■ TASK INSTRUCTIONS: Without the pictures, output the lines of the material from the very first through the one that holds "(550.5,54) -- cycle;".
# Start of GIVEN DATA
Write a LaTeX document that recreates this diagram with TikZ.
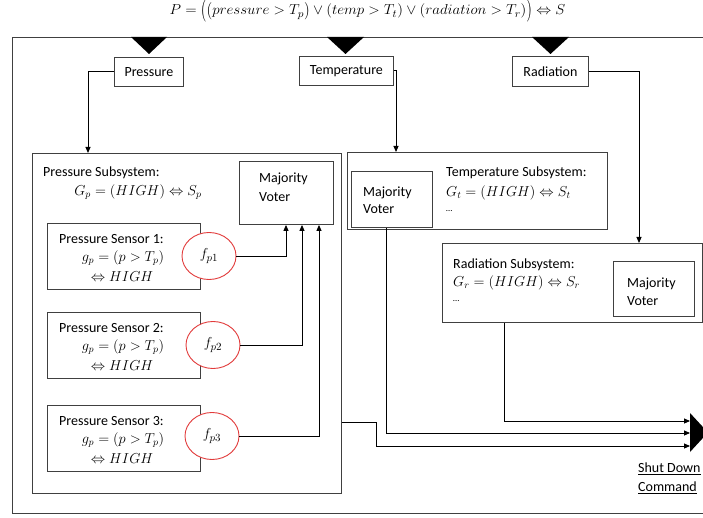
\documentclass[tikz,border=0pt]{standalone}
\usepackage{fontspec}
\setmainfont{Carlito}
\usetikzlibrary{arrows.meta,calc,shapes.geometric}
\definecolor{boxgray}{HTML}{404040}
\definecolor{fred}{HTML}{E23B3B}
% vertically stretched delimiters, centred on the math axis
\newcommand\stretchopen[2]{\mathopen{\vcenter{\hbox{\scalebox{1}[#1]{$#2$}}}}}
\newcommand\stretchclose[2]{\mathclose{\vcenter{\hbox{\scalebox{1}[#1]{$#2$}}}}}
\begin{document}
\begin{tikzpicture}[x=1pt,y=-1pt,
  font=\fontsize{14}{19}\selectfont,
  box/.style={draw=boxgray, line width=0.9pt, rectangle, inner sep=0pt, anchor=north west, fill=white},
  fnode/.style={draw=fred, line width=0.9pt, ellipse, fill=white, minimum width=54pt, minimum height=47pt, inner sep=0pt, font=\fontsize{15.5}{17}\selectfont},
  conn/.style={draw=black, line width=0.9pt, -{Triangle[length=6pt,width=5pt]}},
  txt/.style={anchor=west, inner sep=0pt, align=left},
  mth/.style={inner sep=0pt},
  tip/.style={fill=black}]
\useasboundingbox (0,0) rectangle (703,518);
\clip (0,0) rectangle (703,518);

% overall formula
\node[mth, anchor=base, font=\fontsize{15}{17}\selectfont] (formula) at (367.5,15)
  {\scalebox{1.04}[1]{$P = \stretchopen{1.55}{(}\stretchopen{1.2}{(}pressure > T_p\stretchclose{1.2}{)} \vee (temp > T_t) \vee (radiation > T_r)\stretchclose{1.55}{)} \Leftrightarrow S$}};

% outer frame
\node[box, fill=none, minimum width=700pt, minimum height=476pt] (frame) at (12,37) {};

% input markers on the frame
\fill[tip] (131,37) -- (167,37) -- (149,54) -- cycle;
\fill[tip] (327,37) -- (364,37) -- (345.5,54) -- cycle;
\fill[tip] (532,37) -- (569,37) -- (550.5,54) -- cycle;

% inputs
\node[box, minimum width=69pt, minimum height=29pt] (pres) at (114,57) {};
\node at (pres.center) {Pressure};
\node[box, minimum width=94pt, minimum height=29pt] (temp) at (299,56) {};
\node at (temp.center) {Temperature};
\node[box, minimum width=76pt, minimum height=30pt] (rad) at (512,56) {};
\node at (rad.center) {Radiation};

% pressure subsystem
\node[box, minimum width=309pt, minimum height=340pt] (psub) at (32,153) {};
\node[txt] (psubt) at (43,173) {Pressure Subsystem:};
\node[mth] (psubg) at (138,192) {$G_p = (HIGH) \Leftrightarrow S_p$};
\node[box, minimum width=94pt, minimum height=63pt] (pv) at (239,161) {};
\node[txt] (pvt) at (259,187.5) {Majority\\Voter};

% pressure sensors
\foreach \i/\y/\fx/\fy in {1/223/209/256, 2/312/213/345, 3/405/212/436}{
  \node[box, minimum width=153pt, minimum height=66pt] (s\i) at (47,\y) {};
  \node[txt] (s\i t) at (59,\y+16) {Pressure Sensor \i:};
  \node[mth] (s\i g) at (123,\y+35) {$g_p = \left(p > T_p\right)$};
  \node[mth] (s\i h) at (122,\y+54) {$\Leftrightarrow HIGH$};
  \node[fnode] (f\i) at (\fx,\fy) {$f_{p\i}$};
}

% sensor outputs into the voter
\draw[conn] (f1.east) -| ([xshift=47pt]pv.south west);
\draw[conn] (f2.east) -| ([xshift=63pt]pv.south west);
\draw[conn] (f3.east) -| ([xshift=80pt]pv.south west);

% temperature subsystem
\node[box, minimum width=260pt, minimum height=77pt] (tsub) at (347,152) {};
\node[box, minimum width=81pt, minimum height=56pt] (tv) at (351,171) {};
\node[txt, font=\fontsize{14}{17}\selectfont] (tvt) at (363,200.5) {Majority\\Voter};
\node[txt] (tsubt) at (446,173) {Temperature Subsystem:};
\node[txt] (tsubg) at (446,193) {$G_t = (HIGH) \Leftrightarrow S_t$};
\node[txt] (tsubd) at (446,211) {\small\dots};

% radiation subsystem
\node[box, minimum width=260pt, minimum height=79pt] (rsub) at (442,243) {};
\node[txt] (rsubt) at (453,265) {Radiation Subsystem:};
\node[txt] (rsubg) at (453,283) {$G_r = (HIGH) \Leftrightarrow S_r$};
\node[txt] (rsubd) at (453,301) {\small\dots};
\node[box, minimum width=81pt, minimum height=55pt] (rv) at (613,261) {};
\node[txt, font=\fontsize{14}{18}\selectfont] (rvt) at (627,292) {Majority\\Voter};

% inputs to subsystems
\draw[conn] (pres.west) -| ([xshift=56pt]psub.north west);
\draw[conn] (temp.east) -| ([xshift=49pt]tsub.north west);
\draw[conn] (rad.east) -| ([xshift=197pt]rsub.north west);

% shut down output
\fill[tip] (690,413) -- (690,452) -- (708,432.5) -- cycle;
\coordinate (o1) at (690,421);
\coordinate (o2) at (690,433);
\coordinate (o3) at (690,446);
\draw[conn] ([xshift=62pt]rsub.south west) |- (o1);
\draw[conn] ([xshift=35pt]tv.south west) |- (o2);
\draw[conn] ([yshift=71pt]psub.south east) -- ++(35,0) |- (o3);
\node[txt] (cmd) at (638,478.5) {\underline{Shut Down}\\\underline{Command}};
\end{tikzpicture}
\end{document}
# End of GIVEN DATA
■ SOLUTION TO THE EXERCISE:
Write a LaTeX document that recreates this diagram with TikZ.
\documentclass[tikz,border=0pt]{standalone}
\usepackage{fontspec}
\setmainfont{Carlito}
\usetikzlibrary{arrows.meta,calc,shapes.geometric}
\definecolor{boxgray}{HTML}{404040}
\definecolor{fred}{HTML}{E23B3B}
% vertically stretched delimiters, centred on the math axis
\newcommand\stretchopen[2]{\mathopen{\vcenter{\hbox{\scalebox{1}[#1]{$#2$}}}}}
\newcommand\stretchclose[2]{\mathclose{\vcenter{\hbox{\scalebox{1}[#1]{$#2$}}}}}
\begin{document}
\begin{tikzpicture}[x=1pt,y=-1pt,
  font=\fontsize{14}{19}\selectfont,
  box/.style={draw=boxgray, line width=0.9pt, rectangle, inner sep=0pt, anchor=north west, fill=white},
  fnode/.style={draw=fred, line width=0.9pt, ellipse, fill=white, minimum width=54pt, minimum height=47pt, inner sep=0pt, font=\fontsize{15.5}{17}\selectfont},
  conn/.style={draw=black, line width=0.9pt, -{Triangle[length=6pt,width=5pt]}},
  txt/.style={anchor=west, inner sep=0pt, align=left},
  mth/.style={inner sep=0pt},
  tip/.style={fill=black}]
\useasboundingbox (0,0) rectangle (703,518);
\clip (0,0) rectangle (703,518);

% overall formula
\node[mth, anchor=base, font=\fontsize{15}{17}\selectfont] (formula) at (367.5,15)
  {\scalebox{1.04}[1]{$P = \stretchopen{1.55}{(}\stretchopen{1.2}{(}pressure > T_p\stretchclose{1.2}{)} \vee (temp > T_t) \vee (radiation > T_r)\stretchclose{1.55}{)} \Leftrightarrow S$}};

% outer frame
\node[box, fill=none, minimum width=700pt, minimum height=476pt] (frame) at (12,37) {};

% input markers on the frame
\fill[tip] (131,37) -- (167,37) -- (149,54) -- cycle;
\fill[tip] (327,37) -- (364,37) -- (345.5,54) -- cycle;
\fill[tip] (532,37) -- (569,37) -- (550.5,54) -- cycle;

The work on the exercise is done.